La nuova formulazione del Gloria traduce diversamente l’inciso gli «uomini di buona volontà» per una maggiore aderenza al testo evangelico di Luca 2,14. Il testo ora è: “Gloria a Dio nell’alto dei cieli e pace in terra agli uomini, amati dal Signore...”.
Per il Padre Nostro, viene ripresa la nuova traduzione del testo di Matteo 6,13. Que sto nuovo tentativo di traduzione era necessario affinché nessuno oggi fosse indotto a pensare che Dio ci tenta al male, al peccato: sarebbe una bestemmia! Dio ci può sottoporre alla prova per saggiare e discernere il nostro cuore, ma mai alla tentazione. D’altronde già sant’Ambrogio di Milano nel IV secolo commentava così: “Non permettere che siamo condotti nella tentazione da colui che tenta più di quanto possiamo sopportare”. Il testo da recitare ora è il seguente: “Dacci oggi il nostro pane quotidiano e rimetti a noi i nostri debiti come anche noi li rimettiamo ai nostri debitori e non abbandonarci alla tentazione ma liberaci dal male”.
Per lo scambio della pace, il Messale invita a “moderare questo gesto che può assumere espressioni eccessive, suscitando qualche confusione nell’assemblea proprio prima della comunione”: di qui il divieto del canto della pace, l’invito ai ministri a non scendere dal presbiterio e la limitazione alla gestualità al minimo necessario (uno a destra ed uno a sinistra). Il gesto simbolico dello scambio di pace parla di un dono dall’alto e per tutti più che del sentimento di un gruppo di persone che si vogliono bene. L’invito che deve rivolgere il sacerdote ora è il seguente: “Scambiatevi il dono della pace”.

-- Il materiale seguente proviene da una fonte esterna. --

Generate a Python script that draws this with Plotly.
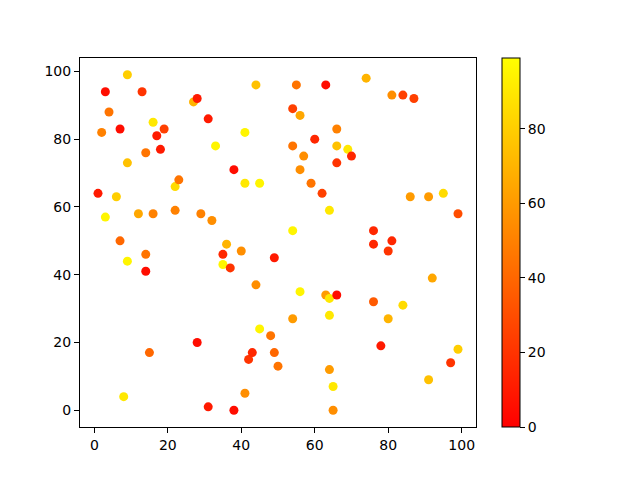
import plotly.graph_objects as go

# scatter points
x_vals = [1, 2, 3, 3, 4, 6, 7, 7, 8, 9,
          9, 9, 12, 13, 14, 14, 14, 15, 16, 16,
          17, 18, 19, 22, 22, 23, 27, 28, 28, 29,
          31, 31, 32, 33, 35, 35, 36, 37, 38, 38,
          40, 41, 41, 41, 42, 43, 44, 44, 45, 45,
          48, 49, 49, 50, 54, 54, 54, 54, 55, 56,
          56, 56, 57, 59, 60, 62, 63, 63, 64, 64,
          64, 64, 65, 65, 66, 66, 66, 66, 69, 70,
          74, 76, 76, 76, 78, 80, 80, 81, 81, 84,
          84, 86, 87, 91, 91, 92, 95, 97, 99, 99]
y_vals = [64, 82, 94, 57, 88, 63, 83, 50, 4, 99,
          73, 44, 58, 94, 76, 46, 41, 17, 85, 58,
          81, 77, 83, 66, 59, 68, 91, 92, 20, 58,
          86, 1, 56, 78, 46, 43, 49, 42, 71, 0,
          47, 82, 67, 5, 15, 17, 96, 37, 67, 24,
          22, 45, 17, 13, 89, 78, 53, 27, 96, 87,
          71, 35, 75, 67, 80, 64, 96, 34, 59, 33,
          28, 12, 7, 0, 83, 78, 73, 34, 77, 75,
          98, 53, 49, 32, 19, 47, 27, 50, 93, 93,
          31, 63, 92, 63, 9, 39, 64, 14, 58, 18]
c_vals = [10, 50, 5, 95, 45, 80, 5, 40, 90, 80,
          75, 95, 65, 20, 45, 45, 5, 40, 90, 50,
          10, 10, 25, 85, 50, 45, 70, 10, 5, 50,
          10, 10, 55, 95, 15, 95, 70, 20, 5, 5,
          55, 95, 90, 55, 20, 15, 75, 55, 95, 95,
          45, 10, 40, 45, 25, 45, 95, 60, 45, 65,
          55, 95, 55, 45, 15, 25, 5, 60, 90, 90,
          90, 60, 90, 55, 50, 75, 20, 5, 90, 15,
          70, 15, 15, 35, 10, 20, 70, 15, 55, 25,
          85, 60, 25, 60, 75, 65, 85, 20, 30, 80]
cbar_ticks = [0, 20, 40, 60, 80]

autumn = [[0, "rgb(255,0,0)"], [1, "rgb(255,255,0)"]]

fig = go.Figure()
fig.add_trace(go.Scatter(
    x=x_vals, y=y_vals, mode="markers",
    marker=dict(size=9, color=c_vals, colorscale=autumn, cmin=0, cmax=99,
                line=dict(width=0),
                colorbar=dict(thickness=18, len=1, lenmode="fraction",
                              y=0, yanchor="bottom", ypad=0,
                              x=494 / 640, xref="container", xanchor="left", xpad=0,
                              outlinewidth=1, outlinecolor="black",
                              tickvals=cbar_ticks, ticks="outside", ticklen=5,
                              tickcolor="black",
                              tickfont=dict(size=14, color="black"))),
    showlegend=False,
))

axis_style = dict(showgrid=False, zeroline=False, showline=True, linecolor="black",
                  linewidth=1, mirror=True, ticks="outside", ticklen=5,
                  tickcolor="black", tickfont=dict(size=14, color="black"),
                  tickvals=[0, 20, 40, 60, 80, 100])

fig.update_xaxes(range=[-3.9, 103.9], **axis_style)
fig.update_yaxes(range=[-4.95, 103.95], **axis_style)

# the page adds an 8px body margin, so margins are shifted to compensate
fig.update_layout(
    width=640, height=480,
    margin=dict(l=72, r=172, t=50, b=61),
    plot_bgcolor="white", paper_bgcolor="white",
    font=dict(family="DejaVu Sans", color="black"),
)

fig.write_html("out.html")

Infine c’è una nuova formulazione che riguarda l’invito: “Ecco l’Agnello di Dio, ecco colui che toglie i peccati del mondo. Beati gli invitati alla cena dell’Agnello”.
“Tale formulazione - spiega don Nicola - non prevede la modifica della risposta dell’assemblea, fa ordine rispetto alla sequenza gesti/parole che accompagnano il momento della “frazione del pane”. In un breve invito è racchiuso un molteplice scopo: invitare ad accedere alla comunione; riconoscere nel pane spezzato l’Agnello di Dio, sacrificato per il peccato; prepararsi personalmente e comunitariamente a ricevere il dono eucaristico”.